The Bank of England’s loftily-dubbed “Super Thursday” throws up a triple whammy of economic nuggets for analysts to feast on – including an interest rate decision, quarterly inflation report and MPC minutes.

The headline figures in this week’s Super Thursday – rates held at 0.5% and the QE cap remaining at £435 billion – may appear more static than “super”. But the report provides a prelude to a faster and sooner-than-expected rise in interest rates that will have important consequences for savers, investors and the wider economy alike.
In Thursday’s report, the central bank indicated it will increase rates earlier than previously set out in a bid to keep a lid on inflation as it issued a bullish outlook on the global economy.

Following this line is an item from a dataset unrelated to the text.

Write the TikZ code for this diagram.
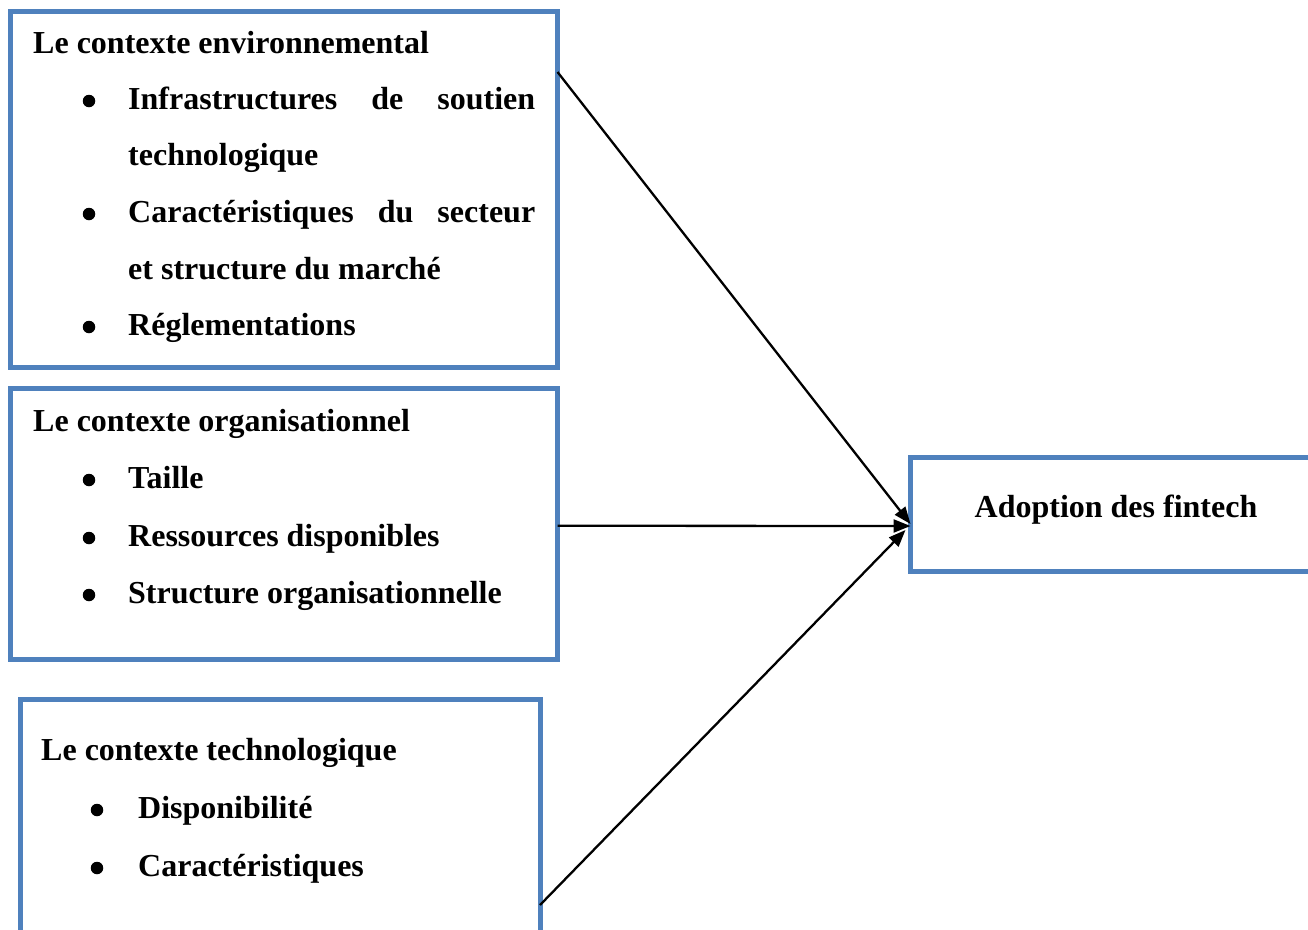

“Were the economy to evolve broadly in line with the February inflation report projections, monetary policy would need to be tightened somewhat earlier and by a somewhat greater extent over the forecast period than anticipated at the time of the November report, in order to return inflation sustainably to the target,’ the Bank’s MPC said.
Inflation, according to the CPI, is currently at 3% – well above the Bank’s 2% target.

The hawkish message from Threadneedle Street stoked expectations of a May rate rise. The markets duly took note, with Sterling rallying and gilt yields climbing after the announcement. The rising pound put pressure on the FTSE 100, in which around 70% of constituents derive money from overseas, with the UK’s leading blue chip index finishing the day down 1.5%. Stock markets across Europe mirrored the mood, adding to the equity sell-off which began at the start of the week when the Dow suffered its worst daily points decline in history amid inflation fears.
So what does Super Thursday mean for savers and investors? Firstly, the prospect of a rise in interest rates will be greeted with glee by downtrodden savers earning measly amounts of interest on savings accounts including cash ISAs – assuming banks pass on higher interest rates to customers.

Indeed, such paltry rates of interest on cash saw investors scramble into higher-risk investments last year. Data released from the Investment Association shows net retail sales of fixed income funds reached record highs of £14.3bn in 2017, with the Sterling Strategic Bond sector seeing particularly strong flows.

But the prospect of an imminent increase in interest rates in an environment of rising inflation spells bad news for bondholders and may encourage a move into shorter-duration bonds.
On the other hand, bond funds may prove an attractive and less risky alternative to equities if the global stock market sell-off continues to gather steam. The ongoing uncertainty around the UK economy and Brexit negotiations makes the UK stock market a potentially risky venture. Equally, the recent stock market dive provides a potential buying opportunity for those contrarian investors seeking value stocks. It all depends on whether one views the sell-off as a much-needed correction or prelude to a crash.

However it plays out, today’s announcement from the Bank of England supports the idea that central banks around the world will tighten monetary policy in response to higher global growth and rising inflation, bringing the era of post-crisis accommodation to an end. And this, taken together with the dramatic stock market plunge, could indicate a significant turning point for markets. This week’s “Super Thursday” may live up to its name yet.